- _Dataset extract_:
★ ★ ★
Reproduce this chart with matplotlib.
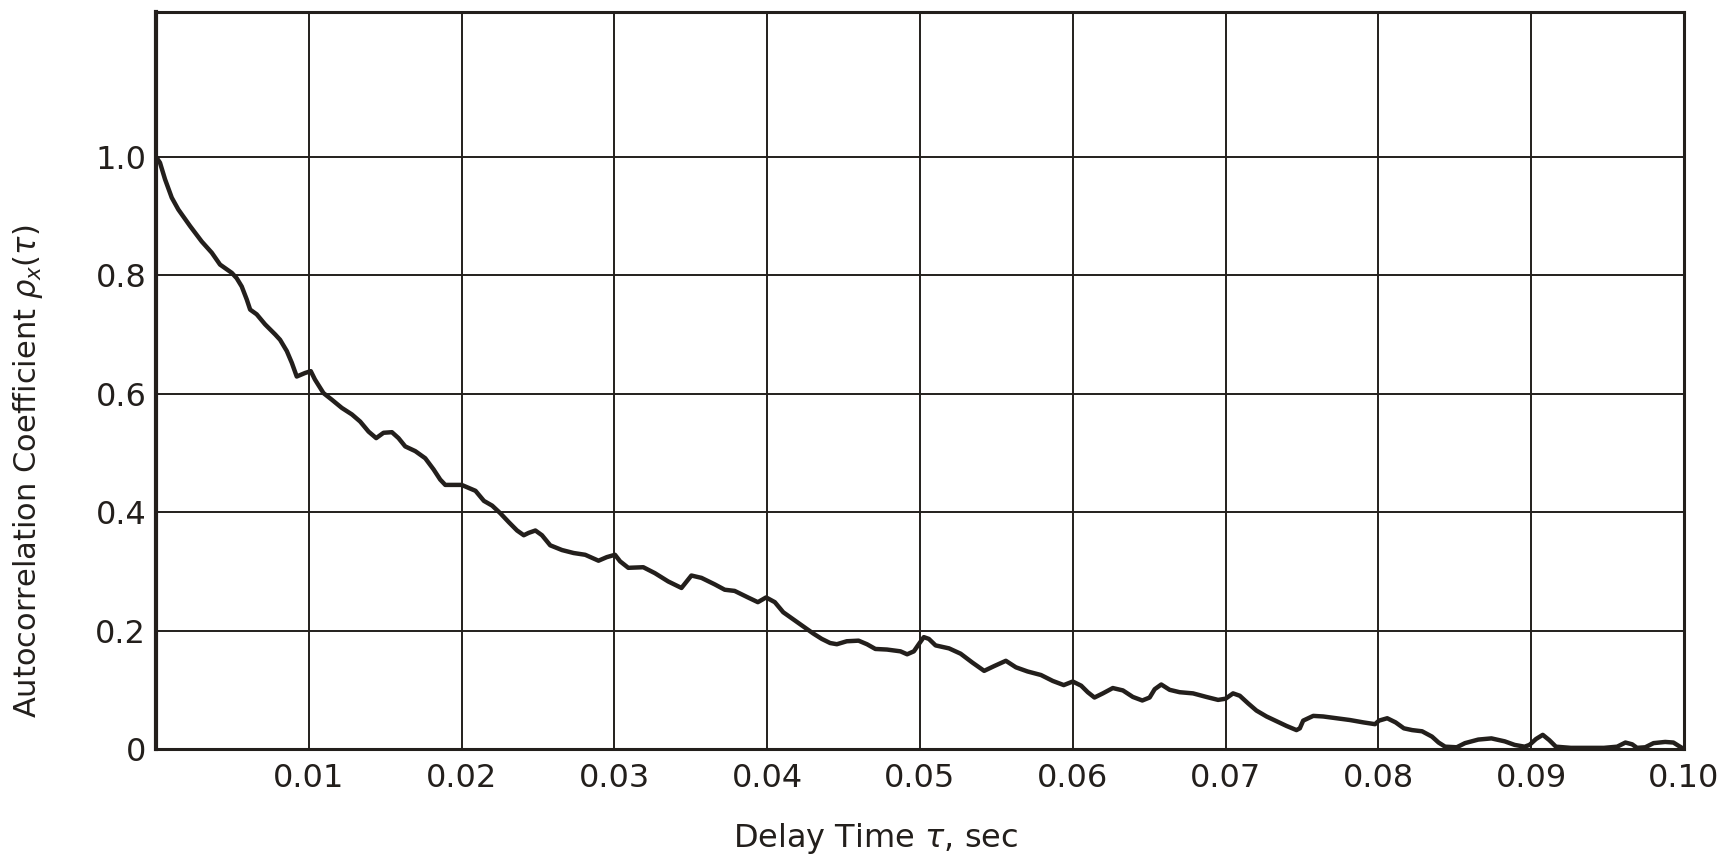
import matplotlib.pyplot as plt

# delay time (sec) and measured autocorrelation coefficient
tau = [0, 0.00026, 0.00059, 0.00103, 0.00146, 0.00223, 0.00299, 0.00365, 0.00419, 0.00496,
       0.00528, 0.00561, 0.00594, 0.00616, 0.00659, 0.00714, 0.0078, 0.00812, 0.00856, 0.00889,
       0.00921, 0.00976, 0.01013, 0.0104, 0.01096, 0.0115, 0.01216, 0.01282, 0.01336, 0.01391,
       0.01441, 0.01489, 0.01544, 0.01587, 0.01631, 0.01697, 0.01762, 0.01817, 0.0186, 0.01893,
       0.02, 0.02091, 0.02146, 0.022, 0.02254, 0.02309, 0.02363, 0.02407, 0.02439, 0.02483,
       0.02526, 0.0258, 0.02657, 0.02733, 0.02809, 0.02896, 0.0295, 0.03004, 0.03037, 0.03091,
       0.03189, 0.03265, 0.03352, 0.03439, 0.03504, 0.0357, 0.03657, 0.03722, 0.03787, 0.03874,
       0.03939, 0.03993, 0.0405, 0.04105, 0.04171, 0.04237, 0.04302, 0.04357, 0.04412, 0.04456,
       0.04521, 0.04598, 0.04653, 0.04708, 0.04784, 0.04872, 0.04916, 0.0496, 0.04992, 0.05025,
       0.05058, 0.05102, 0.0519, 0.05266, 0.05343, 0.0542, 0.05485, 0.05562, 0.05628, 0.05704,
       0.05792, 0.05869, 0.05941, 0.06, 0.06055, 0.06098, 0.06142, 0.06197, 0.06262, 0.06328,
       0.06393, 0.06455, 0.06503, 0.06536, 0.06579, 0.06634, 0.06699, 0.06787, 0.06874, 0.06951,
       0.07, 0.07049, 0.07093, 0.07148, 0.07202, 0.07268, 0.07333, 0.07399, 0.07464, 0.07486,
       0.07508, 0.07574, 0.07639, 0.07727, 0.07814, 0.07902, 0.07978, 0.08004, 0.08058, 0.08113,
       0.08167, 0.08221, 0.08286, 0.08351, 0.08394, 0.08437, 0.08513, 0.08567, 0.08654, 0.0874,
       0.08827, 0.08892, 0.08957, 0.08989, 0.09032, 0.09076, 0.09119, 0.09162, 0.0926, 0.09368,
       0.09476, 0.09563, 0.09617, 0.09661, 0.09693, 0.09747, 0.09801, 0.09877, 0.09931, 0.09974,
       0.1]
rho = [1.0, 0.99, 0.962, 0.931, 0.911, 0.883, 0.857, 0.838, 0.818, 0.804,
       0.795, 0.781, 0.759, 0.742, 0.734, 0.717, 0.700, 0.691, 0.672, 0.652,
       0.629, 0.635, 0.638, 0.624, 0.601, 0.590, 0.576, 0.565, 0.553, 0.536,
       0.525, 0.534, 0.535, 0.525, 0.511, 0.503, 0.491, 0.472, 0.455, 0.446,
       0.446, 0.436, 0.419, 0.411, 0.398, 0.383, 0.369, 0.361, 0.365, 0.369,
       0.361, 0.344, 0.336, 0.331, 0.328, 0.318, 0.324, 0.328, 0.317, 0.306,
       0.307, 0.297, 0.283, 0.272, 0.293, 0.289, 0.278, 0.269, 0.267, 0.256,
       0.248, 0.256, 0.248, 0.231, 0.219, 0.207, 0.195, 0.186, 0.179, 0.177,
       0.182, 0.183, 0.177, 0.169, 0.168, 0.165, 0.160, 0.165, 0.177, 0.189,
       0.186, 0.175, 0.170, 0.161, 0.146, 0.132, 0.140, 0.149, 0.138, 0.131,
       0.125, 0.115, 0.108, 0.114, 0.107, 0.096, 0.087, 0.094, 0.103, 0.099,
       0.088, 0.082, 0.087, 0.101, 0.109, 0.100, 0.096, 0.094, 0.088, 0.083,
       0.085, 0.094, 0.090, 0.077, 0.065, 0.055, 0.047, 0.039, 0.032, 0.035,
       0.048, 0.056, 0.055, 0.052, 0.049, 0.045, 0.042, 0.048, 0.052, 0.045,
       0.035, 0.032, 0.030, 0.021, 0.011, 0.004, 0.003, 0.010, 0.016, 0.018,
       0.013, 0.007, 0.004, 0.007, 0.017, 0.024, 0.015, 0.004, 0.002, 0.002,
       0.002, 0.004, 0.011, 0.008, 0.002, 0.003, 0.010, 0.012, 0.011, 0.004,
       0.0]

x_ticks = [0.01, 0.02, 0.03, 0.04, 0.05, 0.06, 0.07, 0.08, 0.09, 0.10]
x_labels = ['0.01', '0.02', '0.03', '0.04', '0.05', '0.06', '0.07', '0.08', '0.09', '0.10']
y_ticks = [0, 0.2, 0.4, 0.6, 0.8, 1.0]
y_labels = ['0', '0.2', '0.4', '0.6', '0.8', '1.0']

ink = '#231f1c'

plt.rcParams['font.family'] = ['DejaVu Sans']
plt.rcParams['mathtext.fontset'] = 'dejavusans'

fig = plt.figure(figsize=(17.22, 8.59), dpi=100)
fig.patch.set_facecolor('white')
ax = fig.add_axes([0.0906, 0.128, 0.8873, 0.8584])

ax.plot(tau, rho, color=ink, lw=3.2, solid_joinstyle='round', solid_capstyle='round', zorder=3)

ax.set_xlim(0, 0.10)
ax.set_ylim(0, 1.245)
ax.set_xticks(x_ticks)
ax.set_xticklabels(x_labels)
ax.set_yticks(y_ticks)
ax.set_yticklabels(y_labels)
ax.tick_params(axis='both', length=0, labelsize=23, colors=ink)
ax.tick_params(axis='x', pad=10)
ax.tick_params(axis='y', pad=7)

ax.grid(True, color=ink, lw=1.4)
ax.set_axisbelow(True)
for side in ['top', 'right', 'bottom']:
    ax.spines[side].set_linewidth(2.2)
    ax.spines[side].set_color(ink)
ax.spines['left'].set_linewidth(3.0)
ax.spines['left'].set_color(ink)

# axis titles sit slightly off the axes centre
fig.text(0.5087, 0.0244, r'Delay Time $\tau$, sec', fontsize=23, color=ink,
         ha='center', va='center')
fig.text(0.016, 0.4517, r'Autocorrelation Coefficient $\rho_x(\tau)$', fontsize=22,
         color=ink, rotation=90, ha='center', va='center')

fig.savefig('out.png', dpi=100, facecolor='white')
★ ★ ★
- _Objective_: Reproduce the material in its entirety and word for word, without the pictures.

- _Task response_:
Reproduce this chart with matplotlib.
import matplotlib.pyplot as plt

# delay time (sec) and measured autocorrelation coefficient
tau = [0, 0.00026, 0.00059, 0.00103, 0.00146, 0.00223, 0.00299, 0.00365, 0.00419, 0.00496,
       0.00528, 0.00561, 0.00594, 0.00616, 0.00659, 0.00714, 0.0078, 0.00812, 0.00856, 0.00889,
       0.00921, 0.00976, 0.01013, 0.0104, 0.01096, 0.0115, 0.01216, 0.01282, 0.01336, 0.01391,
       0.01441, 0.01489, 0.01544, 0.01587, 0.01631, 0.01697, 0.01762, 0.01817, 0.0186, 0.01893,
       0.02, 0.02091, 0.02146, 0.022, 0.02254, 0.02309, 0.02363, 0.02407, 0.02439, 0.02483,
       0.02526, 0.0258, 0.02657, 0.02733, 0.02809, 0.02896, 0.0295, 0.03004, 0.03037, 0.03091,
       0.03189, 0.03265, 0.03352, 0.03439, 0.03504, 0.0357, 0.03657, 0.03722, 0.03787, 0.03874,
       0.03939, 0.03993, 0.0405, 0.04105, 0.04171, 0.04237, 0.04302, 0.04357, 0.04412, 0.04456,
       0.04521, 0.04598, 0.04653, 0.04708, 0.04784, 0.04872, 0.04916, 0.0496, 0.04992, 0.05025,
       0.05058, 0.05102, 0.0519, 0.05266, 0.05343, 0.0542, 0.05485, 0.05562, 0.05628, 0.05704,
       0.05792, 0.05869, 0.05941, 0.06, 0.06055, 0.06098, 0.06142, 0.06197, 0.06262, 0.06328,
       0.06393, 0.06455, 0.06503, 0.06536, 0.06579, 0.06634, 0.06699, 0.06787, 0.06874, 0.06951,
       0.07, 0.07049, 0.07093, 0.07148, 0.07202, 0.07268, 0.07333, 0.07399, 0.07464, 0.07486,
       0.07508, 0.07574, 0.07639, 0.07727, 0.07814, 0.07902, 0.07978, 0.08004, 0.08058, 0.08113,
       0.08167, 0.08221, 0.08286, 0.08351, 0.08394, 0.08437, 0.08513, 0.08567, 0.08654, 0.0874,
       0.08827, 0.08892, 0.08957, 0.08989, 0.09032, 0.09076, 0.09119, 0.09162, 0.0926, 0.09368,
       0.09476, 0.09563, 0.09617, 0.09661, 0.09693, 0.09747, 0.09801, 0.09877, 0.09931, 0.09974,
       0.1]
rho = [1.0, 0.99, 0.962, 0.931, 0.911, 0.883, 0.857, 0.838, 0.818, 0.804,
       0.795, 0.781, 0.759, 0.742, 0.734, 0.717, 0.700, 0.691, 0.672, 0.652,
       0.629, 0.635, 0.638, 0.624, 0.601, 0.590, 0.576, 0.565, 0.553, 0.536,
       0.525, 0.534, 0.535, 0.525, 0.511, 0.503, 0.491, 0.472, 0.455, 0.446,
       0.446, 0.436, 0.419, 0.411, 0.398, 0.383, 0.369, 0.361, 0.365, 0.369,
       0.361, 0.344, 0.336, 0.331, 0.328, 0.318, 0.324, 0.328, 0.317, 0.306,
       0.307, 0.297, 0.283, 0.272, 0.293, 0.289, 0.278, 0.269, 0.267, 0.256,
       0.248, 0.256, 0.248, 0.231, 0.219, 0.207, 0.195, 0.186, 0.179, 0.177,
       0.182, 0.183, 0.177, 0.169, 0.168, 0.165, 0.160, 0.165, 0.177, 0.189,
       0.186, 0.175, 0.170, 0.161, 0.146, 0.132, 0.140, 0.149, 0.138, 0.131,
       0.125, 0.115, 0.108, 0.114, 0.107, 0.096, 0.087, 0.094, 0.103, 0.099,
       0.088, 0.082, 0.087, 0.101, 0.109, 0.100, 0.096, 0.094, 0.088, 0.083,
       0.085, 0.094, 0.090, 0.077, 0.065, 0.055, 0.047, 0.039, 0.032, 0.035,
       0.048, 0.056, 0.055, 0.052, 0.049, 0.045, 0.042, 0.048, 0.052, 0.045,
       0.035, 0.032, 0.030, 0.021, 0.011, 0.004, 0.003, 0.010, 0.016, 0.018,
       0.013, 0.007, 0.004, 0.007, 0.017, 0.024, 0.015, 0.004, 0.002, 0.002,
       0.002, 0.004, 0.011, 0.008, 0.002, 0.003, 0.010, 0.012, 0.011, 0.004,
       0.0]

x_ticks = [0.01, 0.02, 0.03, 0.04, 0.05, 0.06, 0.07, 0.08, 0.09, 0.10]
x_labels = ['0.01', '0.02', '0.03', '0.04', '0.05', '0.06', '0.07', '0.08', '0.09', '0.10']
y_ticks = [0, 0.2, 0.4, 0.6, 0.8, 1.0]
y_labels = ['0', '0.2', '0.4', '0.6', '0.8', '1.0']

ink = '#231f1c'

plt.rcParams['font.family'] = ['DejaVu Sans']
plt.rcParams['mathtext.fontset'] = 'dejavusans'

fig = plt.figure(figsize=(17.22, 8.59), dpi=100)
fig.patch.set_facecolor('white')
ax = fig.add_axes([0.0906, 0.128, 0.8873, 0.8584])

ax.plot(tau, rho, color=ink, lw=3.2, solid_joinstyle='round', solid_capstyle='round', zorder=3)

ax.set_xlim(0, 0.10)
ax.set_ylim(0, 1.245)
ax.set_xticks(x_ticks)
ax.set_xticklabels(x_labels)
ax.set_yticks(y_ticks)
ax.set_yticklabels(y_labels)
ax.tick_params(axis='both', length=0, labelsize=23, colors=ink)
ax.tick_params(axis='x', pad=10)
ax.tick_params(axis='y', pad=7)

ax.grid(True, color=ink, lw=1.4)
ax.set_axisbelow(True)
for side in ['top', 'right', 'bottom']:
    ax.spines[side].set_linewidth(2.2)
    ax.spines[side].set_color(ink)
ax.spines['left'].set_linewidth(3.0)
ax.spines['left'].set_color(ink)

# axis titles sit slightly off the axes centre
fig.text(0.5087, 0.0244, r'Delay Time $\tau$, sec', fontsize=23, color=ink,
         ha='center', va='center')
fig.text(0.016, 0.4517, r'Autocorrelation Coefficient $\rho_x(\tau)$', fontsize=22,
         color=ink, rotation=90, ha='center', va='center')

fig.savefig('out.png', dpi=100, facecolor='white')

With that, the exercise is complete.